4.1.3b - Animal Studies of Attachment: Lorenz

Monday 15th January ‘24

Friday 19th January ‘24

Why are animals used to study attachment?

  • Generalising onto humans

  • Minimises human harm

  • Fast results as life-span of animals are smaller.

Who was Lorenz?

  • He was an Austrian zoologist and ethologist.

  • Forced to stop work and recruited to Nazi party as genetic psychologist and rsearched ‘racial hygiene’. He rejected his membership of the Nazi party as he suspected ‘selection’ implied murder.

  • Captured by Soviet Union and spent 4 years in a prisoner of war camp.

  • Lorenz was friends with philosopher Karl Popper (falsifiability - proving whats wrong).

  • Won a Nobel Prize 1973 for scientific work on animals and bird studies.

  • Studies on geese were natural observations - with only some scientific manipulation.

What is imprinting?

  • Sound is critical in early attachment.

  • Attaching to 1st moving object they see and hear.

  • Innate predispositional readiness to form a strong bond.

  • Gosling will imprint in 2 → 25 hours of hatching (known as the critical period - time in which imprinting occurs, if doesn’t happen then it is unlikely to at all)

How did Lorenz investigate attachment?

  • Seperated goose eggs in two batches, one hatched naturally by the mother and the other in an incubator (independant variable).
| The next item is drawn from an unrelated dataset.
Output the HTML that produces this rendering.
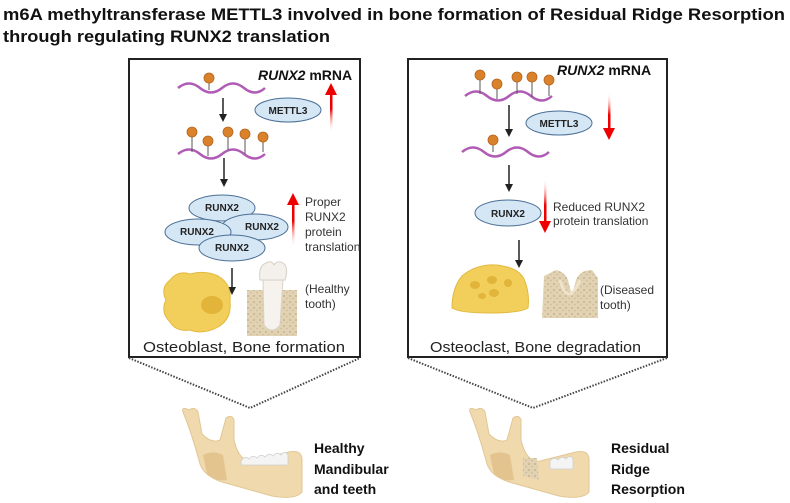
<!DOCTYPE html>
<html><head><meta charset="utf-8"><style>
html,body{margin:0;padding:0;background:#fff;}
svg{display:block;font-family:"Liberation Sans",sans-serif;}
</style></head><body>
<svg width="790" height="503" viewBox="0 0 790 503" xmlns="http://www.w3.org/2000/svg">
<defs>
<marker id="ab" markerWidth="8" markerHeight="8" refX="4" refY="4" orient="auto" markerUnits="userSpaceOnUse"><path d="M0,0 L8,4 L0,8 z" fill="#222"/></marker>
<linearGradient id="ru" x1="0" y1="1" x2="0" y2="0"><stop offset="0" stop-color="#fff" stop-opacity="0"/><stop offset="0.6" stop-color="#e00"/></linearGradient>
<linearGradient id="rd" x1="0" y1="0" x2="0" y2="1"><stop offset="0" stop-color="#fff" stop-opacity="0"/><stop offset="0.6" stop-color="#e00"/></linearGradient>
<pattern id="bone" width="6" height="6" patternUnits="userSpaceOnUse"><rect width="6" height="6" fill="#e2d2b4"/><circle cx="2" cy="2" r="1" fill="#c9b38c"/><circle cx="5" cy="4.5" r="0.8" fill="#cdb893"/></pattern>
</defs>
<text x="3" y="20" font-size="17" font-weight="bold" fill="#111" textLength="782" lengthAdjust="spacingAndGlyphs">m6A methyltransferase METTL3 involved in bone formation of Residual Ridge Resorption</text>
<text x="3" y="42" font-size="17" font-weight="bold" fill="#111" textLength="327" lengthAdjust="spacingAndGlyphs">through regulating RUNX2 translation</text>

<!-- boxes -->
<rect x="129" y="59" width="231" height="298" fill="none" stroke="#222" stroke-width="2"/>
<rect x="408" y="59" width="259" height="298" fill="none" stroke="#222" stroke-width="2"/>
<polyline points="129,358 250,408 360,358" fill="none" stroke="#444" stroke-width="2" stroke-dasharray="1.5 1.5"/>
<polyline points="408,358 533,408 667,358" fill="none" stroke="#444" stroke-width="2" stroke-dasharray="1.5 1.5"/>

<!-- LEFT PANEL -->
<g fill="none" stroke="#b05bb5" stroke-width="2.5">
<path d="M178,88 q11,-9 22,0 t22,0 t22,0 t21,0"/>
<path d="M178,154 q11,-9 22,0 t22,0 t22,0 t21,0"/>
</g>
<g stroke="#555" stroke-width="1"><line x1="209" y1="83" x2="209" y2="90"/><line x1="192" y1="137" x2="192" y2="152"/><line x1="208" y1="146" x2="208" y2="156"/><line x1="228" y1="137" x2="228" y2="150"/><line x1="245" y1="139" x2="245" y2="154"/><line x1="263" y1="142" x2="263" y2="152"/></g>
<g fill="#d9822b" stroke="#b5651d" stroke-width="0.8">
<circle cx="209" cy="78" r="5"/><circle cx="192" cy="132" r="5"/><circle cx="208" cy="141" r="5"/><circle cx="228" cy="132" r="5"/><circle cx="245" cy="134" r="5"/><circle cx="263" cy="137" r="5"/>
</g>
<text x="258" y="80" font-size="14" font-weight="bold" fill="#111"><tspan font-style="italic">RUNX2</tspan> mRNA</text>
<ellipse cx="288" cy="110" rx="33" ry="12" fill="#d5e6f5" stroke="#4a6f95" stroke-width="1"/>
<text x="288" y="114" font-size="10" font-weight="bold" text-anchor="middle" fill="#222">METTL3</text>
<rect x="330" y="93" width="2.5" height="40" fill="url(#ru)"/><path d="M325,95 L331,83 L337,95 z" fill="#e00"/>
<g stroke="#222" stroke-width="1.5" marker-end="url(#ab)">
<line x1="223" y1="98" x2="223" y2="118"/><line x1="224" y1="158" x2="224" y2="183"/><line x1="232" y1="268" x2="232" y2="291"/>
<line x1="509" y1="105" x2="509" y2="133"/><line x1="509" y1="165" x2="509" y2="188"/><line x1="519" y1="240" x2="519" y2="264"/>
</g>
<g fill="#d5e6f5" stroke="#4a6f95" stroke-width="1">
<ellipse cx="222" cy="208" rx="33" ry="13"/><ellipse cx="255" cy="227" rx="33" ry="13"/><ellipse cx="198" cy="232" rx="33" ry="13"/><ellipse cx="232" cy="248" rx="33" ry="13"/>
</g>
<g font-size="10" font-weight="bold" text-anchor="middle" fill="#222">
<text x="222" y="211">RUNX2</text><text x="262" y="230">RUNX2</text><text x="197" y="235">RUNX2</text><text x="232" y="251">RUNX2</text>
</g>
<rect x="292" y="203" width="2.5" height="45" fill="url(#ru)"/><path d="M287,205 L293,193 L299,205 z" fill="#e00"/>
<g font-size="12" fill="#333"><text x="305" y="206">Proper</text><text x="305" y="221">RUNX2</text><text x="305" y="236">protein</text><text x="305" y="251">translation</text>
<text x="305" y="293">(Healthy</text><text x="305" y="308">tooth)</text></g>
<path d="M170,280 q8,-10 20,-6 q15,-4 28,2 q14,8 12,25 q2,18 -12,26 q-14,8 -28,3 q-14,2 -20,-8 q-10,-10 -4,-22 q-6,-12 4,-20z" fill="#f2cf5b" stroke="#e2b940" stroke-width="1"/>
<ellipse cx="212" cy="305" rx="11" ry="9" fill="#e3b43a"/>
<path d="M247,290 L297,290 L297,336 L247,336 z" fill="url(#bone)"/>
<path d="M263,278 L264,325 Q272,335 280,325 L283,278 z" fill="#f6f3ee" stroke="#d9d2c6" stroke-width="1"/>
<path d="M260,280 q-2,-14 6,-17 q6,-3 8,2 q3,-5 9,-2 q6,4 2,17 z" fill="#f4f1ec" stroke="#d6cfc3" stroke-width="1"/>
<text x="143" y="352" font-size="15" fill="#222" textLength="202" lengthAdjust="spacingAndGlyphs">Osteoblast, Bone formation</text>

<!-- RIGHT PANEL -->
<g fill="none" stroke="#b05bb5" stroke-width="2.5">
<path d="M465,96 q11,-9 22,0 t22,0 t22,0 t21,0"/>
<path d="M462,152 q11,-9 22,0 t22,0 t22,0 t21,0"/>
</g>
<g stroke="#555" stroke-width="1"><line x1="480" y1="80" x2="480" y2="94"/><line x1="497" y1="89" x2="497" y2="99"/><line x1="517" y1="82" x2="517" y2="94"/><line x1="532" y1="82" x2="532" y2="97"/><line x1="549" y1="85" x2="549" y2="96"/><line x1="493" y1="145" x2="493" y2="152"/></g>
<g fill="#d9822b" stroke="#b5651d" stroke-width="0.8">
<circle cx="480" cy="75" r="5"/><circle cx="497" cy="84" r="5"/><circle cx="517" cy="77" r="5"/><circle cx="532" cy="77" r="5"/><circle cx="549" cy="80" r="5"/><circle cx="493" cy="140" r="5"/>
</g>
<text x="557" y="75" font-size="14" font-weight="bold" fill="#111"><tspan font-style="italic">RUNX2</tspan> mRNA</text>
<ellipse cx="559" cy="123" rx="33" ry="12" fill="#d5e6f5" stroke="#4a6f95" stroke-width="1"/>
<text x="559" y="127" font-size="10" font-weight="bold" text-anchor="middle" fill="#222">METTL3</text>
<rect x="608" y="92" width="2.5" height="38" fill="url(#rd)"/><path d="M603,128 L609,140 L615,128 z" fill="#e00"/>
<ellipse cx="508" cy="213" rx="33" ry="13" fill="#d5e6f5" stroke="#4a6f95" stroke-width="1"/>
<text x="508" y="217" font-size="10" font-weight="bold" text-anchor="middle" fill="#222">RUNX2</text>
<rect x="544" y="178" width="2.5" height="45" fill="url(#rd)"/><path d="M539,221 L545,233 L551,221 z" fill="#e00"/>
<g font-size="12" fill="#333"><text x="553" y="211">Reduced RUNX2</text><text x="553" y="225">protein translation</text>
<text x="600" y="294">(Diseased</text><text x="600" y="309">tooth)</text></g>
<path d="M452,308 q0,-20 10,-32 q14,-12 34,-11 q22,2 28,14 q6,14 4,29 q-8,5 -38,5 q-30,0 -38,-5z" fill="#f2cf5b" stroke="#e2b940" stroke-width="1"/>
<g fill="#e3b43a"><ellipse cx="475" cy="285" rx="5" ry="4"/><ellipse cx="492" cy="280" rx="5" ry="4"/><ellipse cx="494" cy="293" rx="5" ry="4"/><ellipse cx="508" cy="283" rx="4" ry="4"/><ellipse cx="482" cy="296" rx="4" ry="3"/></g>
<path d="M542,318 L544,276 L556,270 Q565,272 568,280 L572,296 L576,280 Q580,270 592,270 L598,278 L598,318 z" fill="url(#bone)"/>
<path d="M560,280 Q568,308 580,280" fill="none" stroke="#efe3cb" stroke-width="3"/>
<text x="430" y="352" font-size="15" fill="#222" textLength="211" lengthAdjust="spacingAndGlyphs">Osteoclast, Bone degradation</text>

<!-- JAWS -->
<g id="jaw">
<path d="M189,410 q6,-4 9,2 l4,22 q10,10 18,6 l6,-22 q6,-4 8,2 l0,20 q4,18 15,22 l40,-10 q14,-3 13,10 l0,30 q-6,8 -30,4 l-50,-14 q-18,-6 -22,-18 q-8,-30 -17,-52 q-2,-6 6,-2z" fill="#efd9ad" stroke="#e2c795" stroke-width="1"/>
<path d="M203,455 q10,-5 20,0 l4,25 q-10,2 -20,-6z" fill="#e3c48f"/>
</g>
<path d="M241,461 q4,-6 8,-2 q4,-5 8,-1 q4,-5 8,-1 q4,-5 8,-1 q4,-5 8,-1 q4,-5 7,0 l0,10 l-47,0z" fill="#f4f4f4" stroke="#cfcfcf" stroke-width="0.8"/>
<g transform="translate(287,0)">
<path d="M189,410 q6,-4 9,2 l4,22 q10,10 18,6 l6,-22 q6,-4 8,2 l0,20 q4,18 15,22 l40,-10 q14,-3 13,10 l0,30 q-6,8 -30,4 l-50,-14 q-18,-6 -22,-18 q-8,-30 -17,-52 q-2,-6 6,-2z" fill="#efd9ad" stroke="#e2c795" stroke-width="1"/>
<path d="M203,455 q10,-5 20,0 l4,25 q-10,2 -20,-6z" fill="#e3c48f"/>
<path d="M236,458 l14,0 l2,22 l-16,-4z" fill="url(#bone)"/>
<path d="M263,461 q4,-5 8,-1 q4,-5 8,-1 q4,-5 7,0 l0,10 l-23,0z" fill="#f4f4f4" stroke="#cfcfcf" stroke-width="0.8"/>
</g>
<g font-size="14" font-weight="bold" fill="#111">
<text x="314" y="453">Healthy</text><text x="314" y="474">Mandibular</text><text x="314" y="494">and teeth</text>
<text x="611" y="453">Residual</text><text x="611" y="474">Ridge</text><text x="611" y="494">Resorption</text>
</g>
</svg>
</body></html>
One group imprints on mother, another to Harlow.

  • Natural observation of behaviour.

What did he find?

  • Imprinting proved irreversible attachments.

  • Permanent critical period where imprinting occurs within first few hours after birth (approx 4-25 hours).

  • Sexual imprinting - later found that goslings imprinted onto humans would attempt to mate with humans as adult birds.

How could I evaluated Lorenz?

  • Guiton (1966) supported imprinting of animals to humand when his chicks imprinted onto his gloved hand.

    • One of the chicks tried to mate with the glove.

  • Problems with generalisability, human attachment is different - we don’t imprint.

  • Animal studies useful in understanding imprinting.